Output each line exactly as it appears, skipping any embedded picture.
+++
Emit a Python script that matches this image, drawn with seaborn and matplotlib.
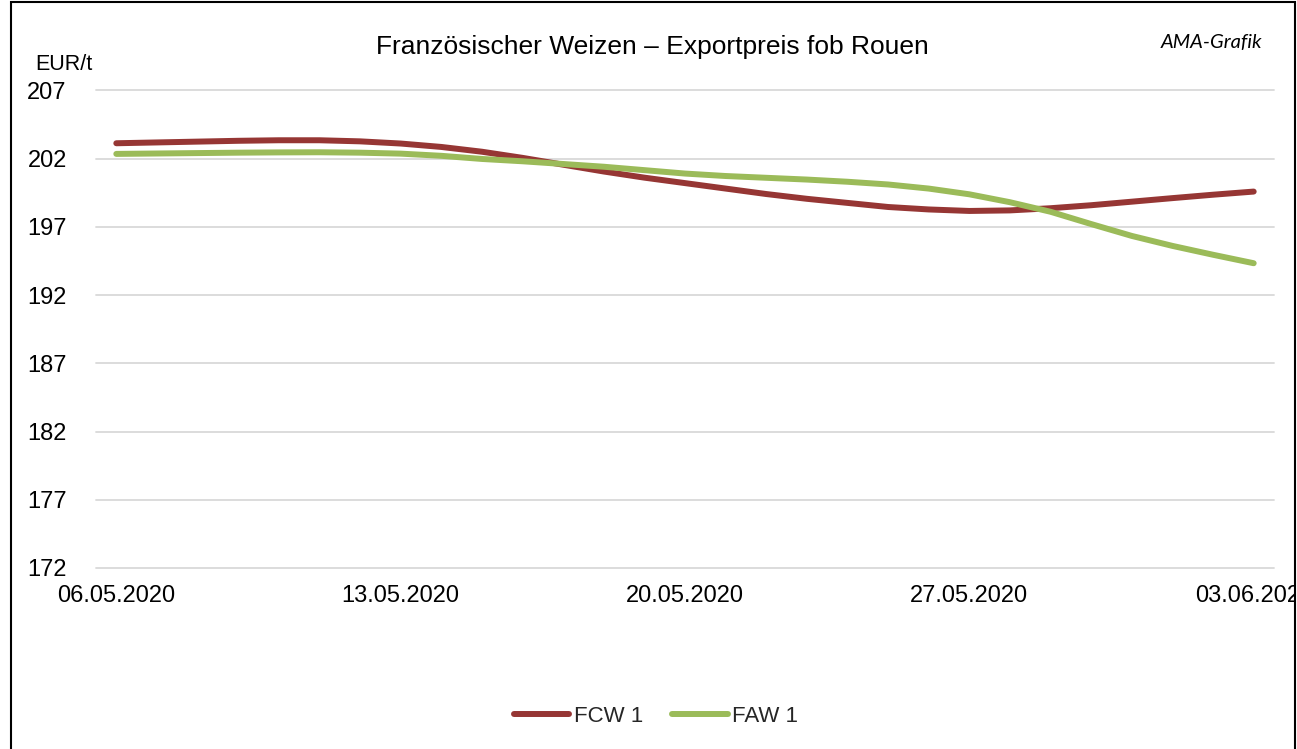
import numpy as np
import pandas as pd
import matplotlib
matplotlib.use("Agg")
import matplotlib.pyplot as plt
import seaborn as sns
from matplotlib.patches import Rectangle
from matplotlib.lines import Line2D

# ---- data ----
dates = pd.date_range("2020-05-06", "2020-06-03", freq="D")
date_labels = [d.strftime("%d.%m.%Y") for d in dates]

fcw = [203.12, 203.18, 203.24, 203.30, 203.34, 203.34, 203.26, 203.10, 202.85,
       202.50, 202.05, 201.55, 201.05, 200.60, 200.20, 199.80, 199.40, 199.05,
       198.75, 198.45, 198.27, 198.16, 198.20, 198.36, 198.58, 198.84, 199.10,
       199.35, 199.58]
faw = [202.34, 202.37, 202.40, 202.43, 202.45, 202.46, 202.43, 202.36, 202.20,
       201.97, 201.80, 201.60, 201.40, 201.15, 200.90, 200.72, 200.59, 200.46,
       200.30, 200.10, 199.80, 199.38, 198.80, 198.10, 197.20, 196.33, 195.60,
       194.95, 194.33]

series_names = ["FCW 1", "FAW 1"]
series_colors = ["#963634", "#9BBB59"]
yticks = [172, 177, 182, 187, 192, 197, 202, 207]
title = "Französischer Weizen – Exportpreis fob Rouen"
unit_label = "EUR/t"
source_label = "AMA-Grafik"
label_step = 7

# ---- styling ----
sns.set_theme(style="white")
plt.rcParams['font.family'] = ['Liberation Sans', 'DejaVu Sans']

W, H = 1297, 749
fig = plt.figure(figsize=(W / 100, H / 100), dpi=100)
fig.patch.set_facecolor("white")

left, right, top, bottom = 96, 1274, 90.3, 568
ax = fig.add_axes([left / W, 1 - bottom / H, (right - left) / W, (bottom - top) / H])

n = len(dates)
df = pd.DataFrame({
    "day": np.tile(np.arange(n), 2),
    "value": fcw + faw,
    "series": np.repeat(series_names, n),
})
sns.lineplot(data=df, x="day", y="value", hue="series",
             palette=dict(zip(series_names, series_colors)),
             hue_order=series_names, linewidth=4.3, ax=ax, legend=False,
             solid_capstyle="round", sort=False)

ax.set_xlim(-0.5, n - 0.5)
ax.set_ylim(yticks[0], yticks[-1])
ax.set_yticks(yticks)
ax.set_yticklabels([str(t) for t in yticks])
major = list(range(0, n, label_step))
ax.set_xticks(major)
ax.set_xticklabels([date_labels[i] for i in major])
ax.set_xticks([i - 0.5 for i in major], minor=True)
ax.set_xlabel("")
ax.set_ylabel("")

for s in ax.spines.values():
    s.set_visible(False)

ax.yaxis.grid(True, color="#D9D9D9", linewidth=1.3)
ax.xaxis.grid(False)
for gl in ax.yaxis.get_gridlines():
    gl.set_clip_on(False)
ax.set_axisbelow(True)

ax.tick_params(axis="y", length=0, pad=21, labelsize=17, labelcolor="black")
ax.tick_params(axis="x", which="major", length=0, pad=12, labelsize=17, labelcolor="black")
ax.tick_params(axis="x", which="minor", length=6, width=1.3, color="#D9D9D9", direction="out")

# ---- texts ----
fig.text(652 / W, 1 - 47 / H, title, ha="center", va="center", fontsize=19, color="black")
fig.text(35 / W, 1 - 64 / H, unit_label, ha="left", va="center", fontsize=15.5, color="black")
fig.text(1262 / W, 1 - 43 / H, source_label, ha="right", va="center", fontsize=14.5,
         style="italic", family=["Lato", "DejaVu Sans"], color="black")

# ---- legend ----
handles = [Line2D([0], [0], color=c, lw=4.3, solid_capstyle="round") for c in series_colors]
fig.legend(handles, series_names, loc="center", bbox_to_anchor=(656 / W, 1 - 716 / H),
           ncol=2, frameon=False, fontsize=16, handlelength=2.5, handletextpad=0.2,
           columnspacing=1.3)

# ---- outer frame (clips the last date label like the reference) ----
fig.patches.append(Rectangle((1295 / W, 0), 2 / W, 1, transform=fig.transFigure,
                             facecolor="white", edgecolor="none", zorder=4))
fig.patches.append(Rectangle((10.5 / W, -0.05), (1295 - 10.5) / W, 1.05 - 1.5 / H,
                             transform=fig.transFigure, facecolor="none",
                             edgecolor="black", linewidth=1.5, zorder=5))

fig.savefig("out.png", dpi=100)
+++
§ **Exercise response**:
Emit a Python script that matches this image, drawn with seaborn and matplotlib.
import numpy as np
import pandas as pd
import matplotlib
matplotlib.use("Agg")
import matplotlib.pyplot as plt
import seaborn as sns
from matplotlib.patches import Rectangle
from matplotlib.lines import Line2D

# ---- data ----
dates = pd.date_range("2020-05-06", "2020-06-03", freq="D")
date_labels = [d.strftime("%d.%m.%Y") for d in dates]

fcw = [203.12, 203.18, 203.24, 203.30, 203.34, 203.34, 203.26, 203.10, 202.85,
       202.50, 202.05, 201.55, 201.05, 200.60, 200.20, 199.80, 199.40, 199.05,
       198.75, 198.45, 198.27, 198.16, 198.20, 198.36, 198.58, 198.84, 199.10,
       199.35, 199.58]
faw = [202.34, 202.37, 202.40, 202.43, 202.45, 202.46, 202.43, 202.36, 202.20,
       201.97, 201.80, 201.60, 201.40, 201.15, 200.90, 200.72, 200.59, 200.46,
       200.30, 200.10, 199.80, 199.38, 198.80, 198.10, 197.20, 196.33, 195.60,
       194.95, 194.33]

series_names = ["FCW 1", "FAW 1"]
series_colors = ["#963634", "#9BBB59"]
yticks = [172, 177, 182, 187, 192, 197, 202, 207]
title = "Französischer Weizen – Exportpreis fob Rouen"
unit_label = "EUR/t"
source_label = "AMA-Grafik"
label_step = 7

# ---- styling ----
sns.set_theme(style="white")
plt.rcParams['font.family'] = ['Liberation Sans', 'DejaVu Sans']

W, H = 1297, 749
fig = plt.figure(figsize=(W / 100, H / 100), dpi=100)
fig.patch.set_facecolor("white")

left, right, top, bottom = 96, 1274, 90.3, 568
ax = fig.add_axes([left / W, 1 - bottom / H, (right - left) / W, (bottom - top) / H])

n = len(dates)
df = pd.DataFrame({
    "day": np.tile(np.arange(n), 2),
    "value": fcw + faw,
    "series": np.repeat(series_names, n),
})
sns.lineplot(data=df, x="day", y="value", hue="series",
             palette=dict(zip(series_names, series_colors)),
             hue_order=series_names, linewidth=4.3, ax=ax, legend=False,
             solid_capstyle="round", sort=False)

ax.set_xlim(-0.5, n - 0.5)
ax.set_ylim(yticks[0], yticks[-1])
ax.set_yticks(yticks)
ax.set_yticklabels([str(t) for t in yticks])
major = list(range(0, n, label_step))
ax.set_xticks(major)
ax.set_xticklabels([date_labels[i] for i in major])
ax.set_xticks([i - 0.5 for i in major], minor=True)
ax.set_xlabel("")
ax.set_ylabel("")

for s in ax.spines.values():
    s.set_visible(False)

ax.yaxis.grid(True, color="#D9D9D9", linewidth=1.3)
ax.xaxis.grid(False)
for gl in ax.yaxis.get_gridlines():
    gl.set_clip_on(False)
ax.set_axisbelow(True)

ax.tick_params(axis="y", length=0, pad=21, labelsize=17, labelcolor="black")
ax.tick_params(axis="x", which="major", length=0, pad=12, labelsize=17, labelcolor="black")
ax.tick_params(axis="x", which="minor", length=6, width=1.3, color="#D9D9D9", direction="out")

# ---- texts ----
fig.text(652 / W, 1 - 47 / H, title, ha="center", va="center", fontsize=19, color="black")
fig.text(35 / W, 1 - 64 / H, unit_label, ha="left", va="center", fontsize=15.5, color="black")
fig.text(1262 / W, 1 - 43 / H, source_label, ha="right", va="center", fontsize=14.5,
         style="italic", family=["Lato", "DejaVu Sans"], color="black")

# ---- legend ----
handles = [Line2D([0], [0], color=c, lw=4.3, solid_capstyle="round") for c in series_colors]
fig.legend(handles, series_names, loc="center", bbox_to_anchor=(656 / W, 1 - 716 / H),
           ncol=2, frameon=False, fontsize=16, handlelength=2.5, handletextpad=0.2,
           columnspacing=1.3)

# ---- outer frame (clips the last date label like the reference) ----
fig.patches.append(Rectangle((1295 / W, 0), 2 / W, 1, transform=fig.transFigure,
                             facecolor="white", edgecolor="none", zorder=4))
fig.patches.append(Rectangle((10.5 / W, -0.05), (1295 - 10.5) / W, 1.05 - 1.5 / H,
                             transform=fig.transFigure, facecolor="none",
                             edgecolor="black", linewidth=1.5, zorder=5))

fig.savefig("out.png", dpi=100)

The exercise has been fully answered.